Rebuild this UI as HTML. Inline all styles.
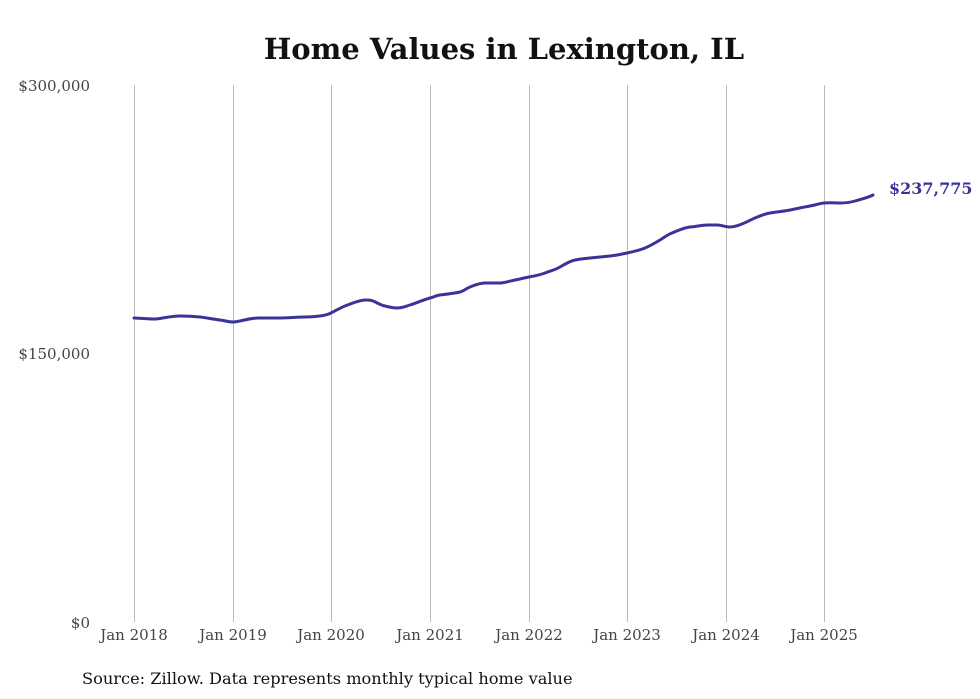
<!DOCTYPE html>
<html><head><meta charset="utf-8"><style>
html,body{margin:0;padding:0;background:#fff;}
svg{display:block;font-family:"DejaVu Serif","Liberation Serif",serif;}
</style></head><body>
<svg width="980" height="699" viewBox="0 0 980 699" xmlns="http://www.w3.org/2000/svg">
<rect width="980" height="699" fill="#fff"/>
<text x="504" y="59" text-anchor="middle" font-size="29" font-weight="bold" fill="#111">Home Values in Lexington, IL</text>
<g stroke="#bbb" stroke-width="1">
<line x1="134.5" y1="85" x2="134.5" y2="622"/>
<line x1="233.5" y1="85" x2="233.5" y2="622"/>
<line x1="331.5" y1="85" x2="331.5" y2="622"/>
<line x1="430.5" y1="85" x2="430.5" y2="622"/>
<line x1="529.5" y1="85" x2="529.5" y2="622"/>
<line x1="627.5" y1="85" x2="627.5" y2="622"/>
<line x1="726.5" y1="85" x2="726.5" y2="622"/>
<line x1="824.5" y1="85" x2="824.5" y2="622"/>
</g>
<g font-size="15" fill="#444">
<text x="90" y="91" text-anchor="end">$300,000</text>
<text x="90" y="359" text-anchor="end">$150,000</text>
<text x="90" y="628" text-anchor="end">$0</text>
</g>
<g font-size="15" fill="#444" text-anchor="middle">
<text x="134" y="640">Jan 2018</text>
<text x="233" y="640">Jan 2019</text>
<text x="331" y="640">Jan 2020</text>
<text x="430" y="640">Jan 2021</text>
<text x="529" y="640">Jan 2022</text>
<text x="627" y="640">Jan 2023</text>
<text x="726" y="640">Jan 2024</text>
<text x="824" y="640">Jan 2025</text>
</g>
<path fill="none" stroke="#3a3499" stroke-width="3" stroke-linecap="round" d="M134,318 C145,318.5 150,319 155,319 S170,316 180,316 S195,316.5 200,317 S215,319.5 220,320 S228,322 233,322 S250,318 258,318 S275,318 280,318 S300,317 305,317 S316,316.5 320,316 S327,315 331,313 S340,308 345,306 S360,300 365,300 S370,300 373,301 S380,305 385,306 S392,308 397,308 S405,306.5 410,305 S423,300 430,298 S436,295.5 440,295 S456,293 460,292 S466,288.5 470,287 S479,283 485,283 S496,283 500,283 S510,281 515,280 S524,278 529,277 S540,275 545,273 S555,270 560,267 S570,261 575,260 S585,258.5 590,258 S605,256.5 610,256 S620,254.5 627,253 S640,250 645,248 S655,243 660,240 S667,235 672,233 S684,227.5 690,227 S702,225 708,225 S715,225 718,225 S725,227 730,227 S738,225.5 742,224 S750,220 755,218 S764,214 770,213 S785,211 790,210 S804,207 810,206 S819,203.5 824,203 S835,203 840,203 S850,202.5 855,201 S867,198 873,195"/>
<text x="889" y="194" font-size="16" font-weight="bold" fill="#3a3499">$237,775</text>
<text x="82" y="684" font-size="16.2" fill="#111">Source: Zillow. Data represents monthly typical home value</text>
</svg>
</body></html>
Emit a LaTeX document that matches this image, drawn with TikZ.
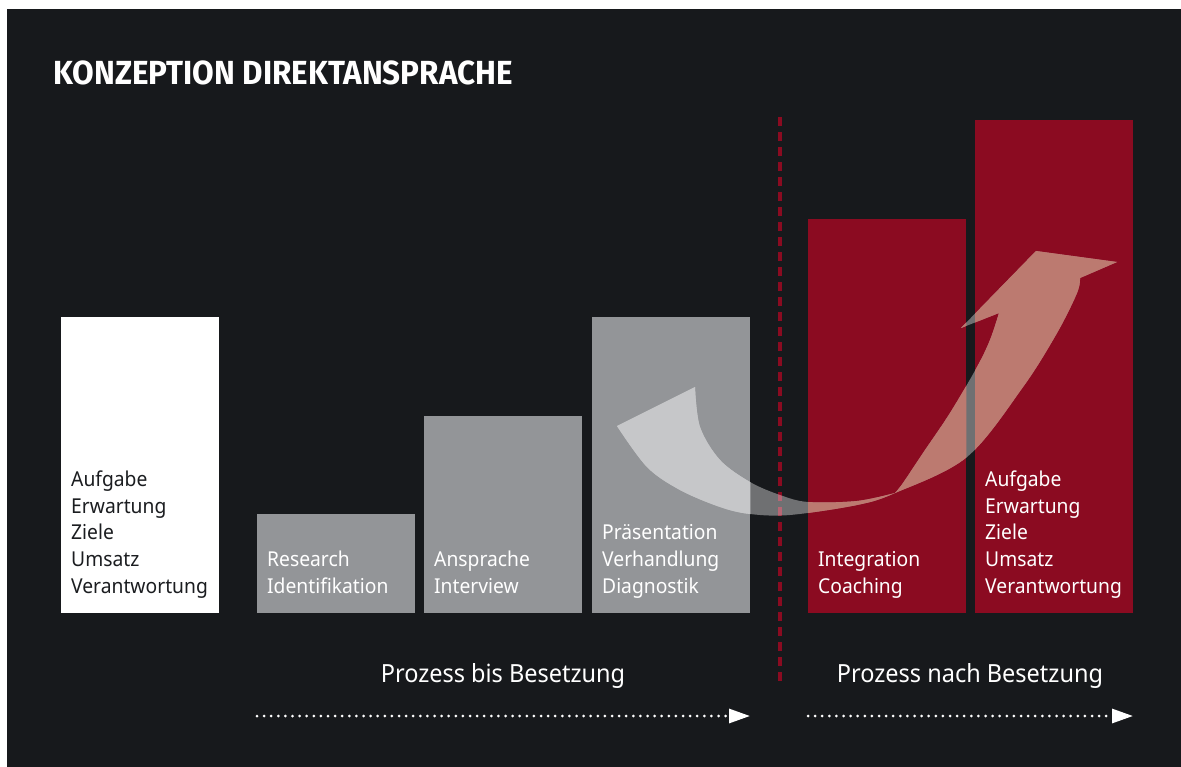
\documentclass[tikz,border=0pt]{standalone}
\usepackage{fontspec}
\setmainfont{Noto Sans}[FakeStretch=0.94]
\newfontfamily\titlefont{Fira Sans}[FakeStretch=0.94]
\usetikzlibrary{arrows.meta}

\definecolor{bgdark}{HTML}{17191C}
\definecolor{boxgrey}{HTML}{939598}
\definecolor{boxred}{HTML}{8B0B21}
\definecolor{textdark}{HTML}{1B1D20}
\definecolor{swooshred}{HTML}{BC7A70}
\definecolor{swooshgrey}{HTML}{C6C7C9}

% outline of the big curved arrow
\newcommand{\swooshpath}{
  (695,387) -- (617,426)
  -- plot[smooth, tension=0.55] coordinates {(617,426) (647,467) (680,490) (720,507)
      (750,514) (790,515) (857,505) (895,493) (967,457) (1023,387) (1057,333)
      (1077,293) (1080,278)}
  -- (1117,262) -- (1036,251) -- (961,328) -- (999,313)
  -- plot[smooth, tension=0.55] coordinates {(999,313) (990,340) (977,367) (950,413)
      (923,453) (903,483) (895,493)}
  -- plot[smooth, tension=0.55] coordinates {(895,493) (857,501) (808,502) (780,495)
      (750,482) (720,460) (700,427) (695,387)}
  -- cycle}

\tikzset{
  stage/.style={anchor=north west, inner sep=0pt, minimum width=158pt},
  boxtext/.style={anchor=south west, align=left, inner sep=0pt, text depth=0pt,
    font=\fontsize{20.5}{26.7}\selectfont},
  phase/.style={anchor=base, white, font=\fontsize{25}{30}\selectfont},
  flow/.style={white, line width=3pt, line cap=round, dash pattern=on 0pt off 7.1pt,
    -{Triangle[length=21pt, width=14pt]}}
}

\begin{document}
\begin{tikzpicture}[scale=1, x=1pt, y=-1pt]

  % --- Background ---
  \useasboundingbox (0,0) rectangle (1181,767);
  \fill[white] (0,0) rectangle (1181,767);
  \fill[bgdark] (7,9) rectangle (1181,767);

  % --- Title ---
  \node[anchor=base west, inner sep=0pt, white, font=\titlefont\bfseries\fontsize{33.4}{40}\selectfont]
    (title) at (53,85) {KONZEPTION DIREKTANSPRACHE};

  % --- Stages ---
  \node[stage, fill=white, minimum height=296pt] (goal) at (61,317) {};
  \node[stage, fill=boxgrey, minimum height=99pt] (research) at (257,514) {};
  \node[stage, fill=boxgrey, minimum height=197pt] (approach) at (424,416) {};
  \node[stage, fill=boxgrey, minimum height=296pt] (present) at (592,317) {};
  \node[stage, fill=boxred, minimum height=394pt] (integr) at (808,219) {};
  \node[stage, fill=boxred, minimum height=493pt] (result) at (975,120) {};

  % --- Stage texts ---
  \node[boxtext, textdark] at ([xshift=10pt, yshift=20pt]goal.south west)
    {Aufgabe\\Erwartung\\Ziele\\Umsatz\\Verantwortung};
  \node[boxtext, white] at ([xshift=10pt, yshift=20pt]research.south west)
    {Research\\Identifikation};
  \node[boxtext, white] at ([xshift=10pt, yshift=20pt]approach.south west)
    {Ansprache\\Interview};
  \node[boxtext, white] at ([xshift=10pt, yshift=20pt]present.south west)
    {Präsentation\\Verhandlung\\Diagnostik};
  \node[boxtext, white] at ([xshift=10pt, yshift=20pt]integr.south west)
    {Integration\\Coaching};
  \node[boxtext, white] at ([xshift=10pt, yshift=20pt]result.south west)
    {Aufgabe\\Erwartung\\Ziele\\Umsatz\\Verantwortung};

  % --- Divider ---
  \draw[boxred, line width=3.5pt, dash pattern=on 9pt off 6pt] (780,117) -- (780,686);

  % --- Swoosh ---
  \fill[white, opacity=0.38] \swooshpath;
  \begin{scope}
    \clip (present.north west) rectangle (present.south east);
    \fill[swooshgrey] \swooshpath;
  \end{scope}
  \begin{scope}
    \clip (integr.north west) rectangle (integr.south east)
          (result.north west) rectangle (result.south east);
    \fill[swooshred] \swooshpath;
  \end{scope}

  % --- Phases ---
  \node[phase] (before) at (503,682) {Prozess bis Besetzung};
  \node[phase] (after) at (970,682) {Prozess nach Besetzung};

  \coordinate (b1) at (257,716);
  \coordinate (b2) at (750,716);
  \coordinate (a1) at (808,716);
  \coordinate (a2) at (1133,716);
  \draw[flow] (b1) -- (b2);
  \draw[flow] (a1) -- (a2);

\end{tikzpicture}
\end{document}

Objective -> Copy down every line of the entries containing the word "this".

Solution to the exercise ->
Rebuild this UI as HTML. Inline all styles.
Emit a LaTeX document that matches this image, drawn with TikZ.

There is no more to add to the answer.